═════ Entries provided ═════

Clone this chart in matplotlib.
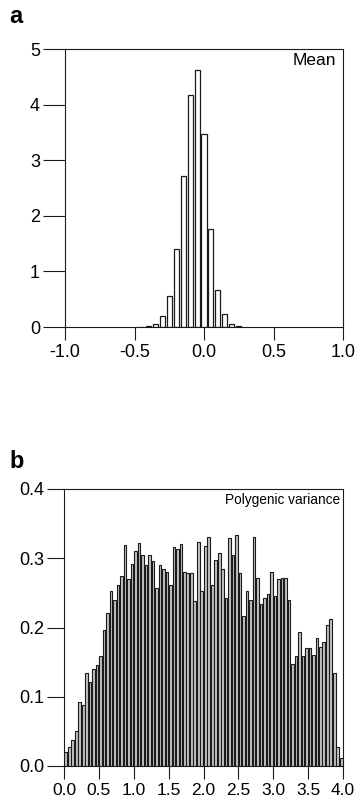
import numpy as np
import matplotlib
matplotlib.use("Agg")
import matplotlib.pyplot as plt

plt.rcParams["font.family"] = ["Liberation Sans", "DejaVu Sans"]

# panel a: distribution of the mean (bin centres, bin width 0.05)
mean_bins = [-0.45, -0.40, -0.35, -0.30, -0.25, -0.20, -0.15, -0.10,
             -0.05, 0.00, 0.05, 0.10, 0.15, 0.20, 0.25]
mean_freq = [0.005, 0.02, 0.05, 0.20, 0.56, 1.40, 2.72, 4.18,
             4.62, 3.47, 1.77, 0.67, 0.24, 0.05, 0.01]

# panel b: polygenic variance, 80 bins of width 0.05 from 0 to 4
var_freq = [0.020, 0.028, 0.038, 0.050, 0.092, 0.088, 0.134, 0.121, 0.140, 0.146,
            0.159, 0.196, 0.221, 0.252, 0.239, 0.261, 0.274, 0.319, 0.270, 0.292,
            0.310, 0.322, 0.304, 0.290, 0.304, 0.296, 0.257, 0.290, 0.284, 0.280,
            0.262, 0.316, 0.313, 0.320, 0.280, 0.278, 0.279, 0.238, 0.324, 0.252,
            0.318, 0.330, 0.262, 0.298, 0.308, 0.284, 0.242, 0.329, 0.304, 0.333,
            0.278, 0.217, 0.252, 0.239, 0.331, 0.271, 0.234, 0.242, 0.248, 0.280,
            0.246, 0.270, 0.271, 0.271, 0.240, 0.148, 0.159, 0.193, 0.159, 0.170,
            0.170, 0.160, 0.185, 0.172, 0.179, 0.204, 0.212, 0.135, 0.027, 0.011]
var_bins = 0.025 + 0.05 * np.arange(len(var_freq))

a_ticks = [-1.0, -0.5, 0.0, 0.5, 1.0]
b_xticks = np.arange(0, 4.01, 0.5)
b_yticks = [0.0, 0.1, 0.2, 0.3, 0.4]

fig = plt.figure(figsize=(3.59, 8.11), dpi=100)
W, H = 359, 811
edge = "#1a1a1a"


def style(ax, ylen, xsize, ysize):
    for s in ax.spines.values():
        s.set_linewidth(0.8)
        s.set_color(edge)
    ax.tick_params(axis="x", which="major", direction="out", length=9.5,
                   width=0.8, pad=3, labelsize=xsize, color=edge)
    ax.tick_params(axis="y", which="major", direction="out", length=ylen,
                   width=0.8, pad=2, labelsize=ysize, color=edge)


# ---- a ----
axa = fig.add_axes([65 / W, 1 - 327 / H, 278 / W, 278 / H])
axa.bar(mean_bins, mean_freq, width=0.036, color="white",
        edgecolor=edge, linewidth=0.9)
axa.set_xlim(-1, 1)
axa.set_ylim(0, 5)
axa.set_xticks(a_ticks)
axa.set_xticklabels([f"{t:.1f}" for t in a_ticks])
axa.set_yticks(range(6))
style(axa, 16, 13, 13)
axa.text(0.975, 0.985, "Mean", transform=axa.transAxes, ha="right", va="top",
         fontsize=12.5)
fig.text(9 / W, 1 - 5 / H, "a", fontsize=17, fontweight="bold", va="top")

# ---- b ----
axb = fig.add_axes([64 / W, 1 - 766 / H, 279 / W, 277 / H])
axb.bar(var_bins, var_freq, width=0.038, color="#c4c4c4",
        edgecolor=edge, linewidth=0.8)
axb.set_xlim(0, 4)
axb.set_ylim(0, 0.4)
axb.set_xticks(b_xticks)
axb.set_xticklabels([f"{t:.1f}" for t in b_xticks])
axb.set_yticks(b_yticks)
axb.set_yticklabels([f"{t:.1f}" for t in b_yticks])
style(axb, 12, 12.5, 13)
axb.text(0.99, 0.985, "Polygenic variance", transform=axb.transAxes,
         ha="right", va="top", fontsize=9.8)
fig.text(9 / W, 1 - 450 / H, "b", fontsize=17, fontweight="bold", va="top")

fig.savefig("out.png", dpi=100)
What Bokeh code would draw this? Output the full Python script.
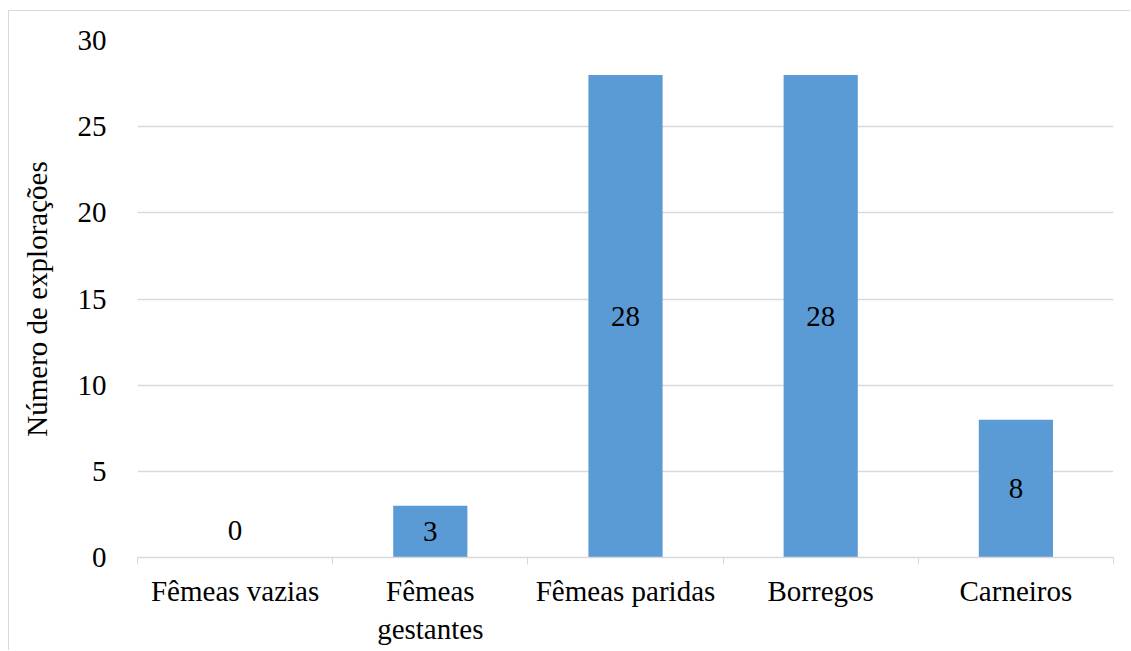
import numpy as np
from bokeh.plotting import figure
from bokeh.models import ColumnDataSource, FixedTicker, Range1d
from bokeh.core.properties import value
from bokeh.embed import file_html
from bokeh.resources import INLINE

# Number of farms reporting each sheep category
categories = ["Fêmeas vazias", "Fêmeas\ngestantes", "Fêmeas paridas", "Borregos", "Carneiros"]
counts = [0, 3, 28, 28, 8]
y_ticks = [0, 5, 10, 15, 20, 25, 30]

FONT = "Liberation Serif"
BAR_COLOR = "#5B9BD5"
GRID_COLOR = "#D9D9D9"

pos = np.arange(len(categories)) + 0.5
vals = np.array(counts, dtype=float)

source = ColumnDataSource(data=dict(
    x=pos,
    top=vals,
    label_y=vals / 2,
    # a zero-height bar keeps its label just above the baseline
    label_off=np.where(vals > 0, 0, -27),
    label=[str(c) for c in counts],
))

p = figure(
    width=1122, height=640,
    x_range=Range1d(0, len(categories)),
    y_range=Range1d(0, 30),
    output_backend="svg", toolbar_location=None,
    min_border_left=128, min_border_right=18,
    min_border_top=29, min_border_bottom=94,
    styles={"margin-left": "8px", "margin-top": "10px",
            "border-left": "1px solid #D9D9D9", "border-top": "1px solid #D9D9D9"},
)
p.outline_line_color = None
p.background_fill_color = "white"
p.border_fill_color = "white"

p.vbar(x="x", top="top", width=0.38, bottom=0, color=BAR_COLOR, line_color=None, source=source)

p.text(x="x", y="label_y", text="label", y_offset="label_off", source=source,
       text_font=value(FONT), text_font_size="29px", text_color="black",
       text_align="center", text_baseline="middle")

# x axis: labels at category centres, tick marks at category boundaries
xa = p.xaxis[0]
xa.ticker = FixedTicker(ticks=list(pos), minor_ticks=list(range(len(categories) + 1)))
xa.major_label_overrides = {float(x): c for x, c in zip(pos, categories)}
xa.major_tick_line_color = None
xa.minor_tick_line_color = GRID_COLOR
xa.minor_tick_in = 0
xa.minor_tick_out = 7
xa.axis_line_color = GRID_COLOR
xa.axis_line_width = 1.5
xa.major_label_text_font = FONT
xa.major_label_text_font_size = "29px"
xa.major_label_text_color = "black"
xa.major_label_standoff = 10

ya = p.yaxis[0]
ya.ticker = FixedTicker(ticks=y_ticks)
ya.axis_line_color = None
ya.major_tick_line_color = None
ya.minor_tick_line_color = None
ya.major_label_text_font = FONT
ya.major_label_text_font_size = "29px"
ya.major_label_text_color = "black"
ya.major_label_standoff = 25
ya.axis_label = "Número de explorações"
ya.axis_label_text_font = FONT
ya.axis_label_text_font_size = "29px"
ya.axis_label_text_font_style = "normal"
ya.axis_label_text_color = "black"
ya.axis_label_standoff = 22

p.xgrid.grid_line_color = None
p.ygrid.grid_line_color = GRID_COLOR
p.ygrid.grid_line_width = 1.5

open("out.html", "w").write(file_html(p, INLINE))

═════

All entries are to be retyped exactly. Omit any embedded images.

> _Finished exercise_:
Clone this chart in matplotlib.
import numpy as np
import matplotlib
matplotlib.use("Agg")
import matplotlib.pyplot as plt

plt.rcParams["font.family"] = ["Liberation Sans", "DejaVu Sans"]

# panel a: distribution of the mean (bin centres, bin width 0.05)
mean_bins = [-0.45, -0.40, -0.35, -0.30, -0.25, -0.20, -0.15, -0.10,
             -0.05, 0.00, 0.05, 0.10, 0.15, 0.20, 0.25]
mean_freq = [0.005, 0.02, 0.05, 0.20, 0.56, 1.40, 2.72, 4.18,
             4.62, 3.47, 1.77, 0.67, 0.24, 0.05, 0.01]

# panel b: polygenic variance, 80 bins of width 0.05 from 0 to 4
var_freq = [0.020, 0.028, 0.038, 0.050, 0.092, 0.088, 0.134, 0.121, 0.140, 0.146,
            0.159, 0.196, 0.221, 0.252, 0.239, 0.261, 0.274, 0.319, 0.270, 0.292,
            0.310, 0.322, 0.304, 0.290, 0.304, 0.296, 0.257, 0.290, 0.284, 0.280,
            0.262, 0.316, 0.313, 0.320, 0.280, 0.278, 0.279, 0.238, 0.324, 0.252,
            0.318, 0.330, 0.262, 0.298, 0.308, 0.284, 0.242, 0.329, 0.304, 0.333,
            0.278, 0.217, 0.252, 0.239, 0.331, 0.271, 0.234, 0.242, 0.248, 0.280,
            0.246, 0.270, 0.271, 0.271, 0.240, 0.148, 0.159, 0.193, 0.159, 0.170,
            0.170, 0.160, 0.185, 0.172, 0.179, 0.204, 0.212, 0.135, 0.027, 0.011]
var_bins = 0.025 + 0.05 * np.arange(len(var_freq))

a_ticks = [-1.0, -0.5, 0.0, 0.5, 1.0]
b_xticks = np.arange(0, 4.01, 0.5)
b_yticks = [0.0, 0.1, 0.2, 0.3, 0.4]

fig = plt.figure(figsize=(3.59, 8.11), dpi=100)
W, H = 359, 811
edge = "#1a1a1a"


def style(ax, ylen, xsize, ysize):
    for s in ax.spines.values():
        s.set_linewidth(0.8)
        s.set_color(edge)
    ax.tick_params(axis="x", which="major", direction="out", length=9.5,
                   width=0.8, pad=3, labelsize=xsize, color=edge)
    ax.tick_params(axis="y", which="major", direction="out", length=ylen,
                   width=0.8, pad=2, labelsize=ysize, color=edge)


# ---- a ----
axa = fig.add_axes([65 / W, 1 - 327 / H, 278 / W, 278 / H])
axa.bar(mean_bins, mean_freq, width=0.036, color="white",
        edgecolor=edge, linewidth=0.9)
axa.set_xlim(-1, 1)
axa.set_ylim(0, 5)
axa.set_xticks(a_ticks)
axa.set_xticklabels([f"{t:.1f}" for t in a_ticks])
axa.set_yticks(range(6))
style(axa, 16, 13, 13)
axa.text(0.975, 0.985, "Mean", transform=axa.transAxes, ha="right", va="top",
         fontsize=12.5)
fig.text(9 / W, 1 - 5 / H, "a", fontsize=17, fontweight="bold", va="top")

# ---- b ----
axb = fig.add_axes([64 / W, 1 - 766 / H, 279 / W, 277 / H])
axb.bar(var_bins, var_freq, width=0.038, color="#c4c4c4",
        edgecolor=edge, linewidth=0.8)
axb.set_xlim(0, 4)
axb.set_ylim(0, 0.4)
axb.set_xticks(b_xticks)
axb.set_xticklabels([f"{t:.1f}" for t in b_xticks])
axb.set_yticks(b_yticks)
axb.set_yticklabels([f"{t:.1f}" for t in b_yticks])
style(axb, 12, 12.5, 13)
axb.text(0.99, 0.985, "Polygenic variance", transform=axb.transAxes,
         ha="right", va="top", fontsize=9.8)
fig.text(9 / W, 1 - 450 / H, "b", fontsize=17, fontweight="bold", va="top")

fig.savefig("out.png", dpi=100)
What Bokeh code would draw this? Output the full Python script.
import numpy as np
from bokeh.plotting import figure
from bokeh.models import ColumnDataSource, FixedTicker, Range1d
from bokeh.core.properties import value
from bokeh.embed import file_html
from bokeh.resources import INLINE

# Number of farms reporting each sheep category
categories = ["Fêmeas vazias", "Fêmeas\ngestantes", "Fêmeas paridas", "Borregos", "Carneiros"]
counts = [0, 3, 28, 28, 8]
y_ticks = [0, 5, 10, 15, 20, 25, 30]

FONT = "Liberation Serif"
BAR_COLOR = "#5B9BD5"
GRID_COLOR = "#D9D9D9"

pos = np.arange(len(categories)) + 0.5
vals = np.array(counts, dtype=float)

source = ColumnDataSource(data=dict(
    x=pos,
    top=vals,
    label_y=vals / 2,
    # a zero-height bar keeps its label just above the baseline
    label_off=np.where(vals > 0, 0, -27),
    label=[str(c) for c in counts],
))

p = figure(
    width=1122, height=640,
    x_range=Range1d(0, len(categories)),
    y_range=Range1d(0, 30),
    output_backend="svg", toolbar_location=None,
    min_border_left=128, min_border_right=18,
    min_border_top=29, min_border_bottom=94,
    styles={"margin-left": "8px", "margin-top": "10px",
            "border-left": "1px solid #D9D9D9", "border-top": "1px solid #D9D9D9"},
)
p.outline_line_color = None
p.background_fill_color = "white"
p.border_fill_color = "white"

p.vbar(x="x", top="top", width=0.38, bottom=0, color=BAR_COLOR, line_color=None, source=source)

p.text(x="x", y="label_y", text="label", y_offset="label_off", source=source,
       text_font=value(FONT), text_font_size="29px", text_color="black",
       text_align="center", text_baseline="middle")

# x axis: labels at category centres, tick marks at category boundaries
xa = p.xaxis[0]
xa.ticker = FixedTicker(ticks=list(pos), minor_ticks=list(range(len(categories) + 1)))
xa.major_label_overrides = {float(x): c for x, c in zip(pos, categories)}
xa.major_tick_line_color = None
xa.minor_tick_line_color = GRID_COLOR
xa.minor_tick_in = 0
xa.minor_tick_out = 7
xa.axis_line_color = GRID_COLOR
xa.axis_line_width = 1.5
xa.major_label_text_font = FONT
xa.major_label_text_font_size = "29px"
xa.major_label_text_color = "black"
xa.major_label_standoff = 10

ya = p.yaxis[0]
ya.ticker = FixedTicker(ticks=y_ticks)
ya.axis_line_color = None
ya.major_tick_line_color = None
ya.minor_tick_line_color = None
ya.major_label_text_font = FONT
ya.major_label_text_font_size = "29px"
ya.major_label_text_color = "black"
ya.major_label_standoff = 25
ya.axis_label = "Número de explorações"
ya.axis_label_text_font = FONT
ya.axis_label_text_font_size = "29px"
ya.axis_label_text_font_style = "normal"
ya.axis_label_text_color = "black"
ya.axis_label_standoff = 22

p.xgrid.grid_line_color = None
p.ygrid.grid_line_color = GRID_COLOR
p.ygrid.grid_line_width = 1.5

open("out.html", "w").write(file_html(p, INLINE))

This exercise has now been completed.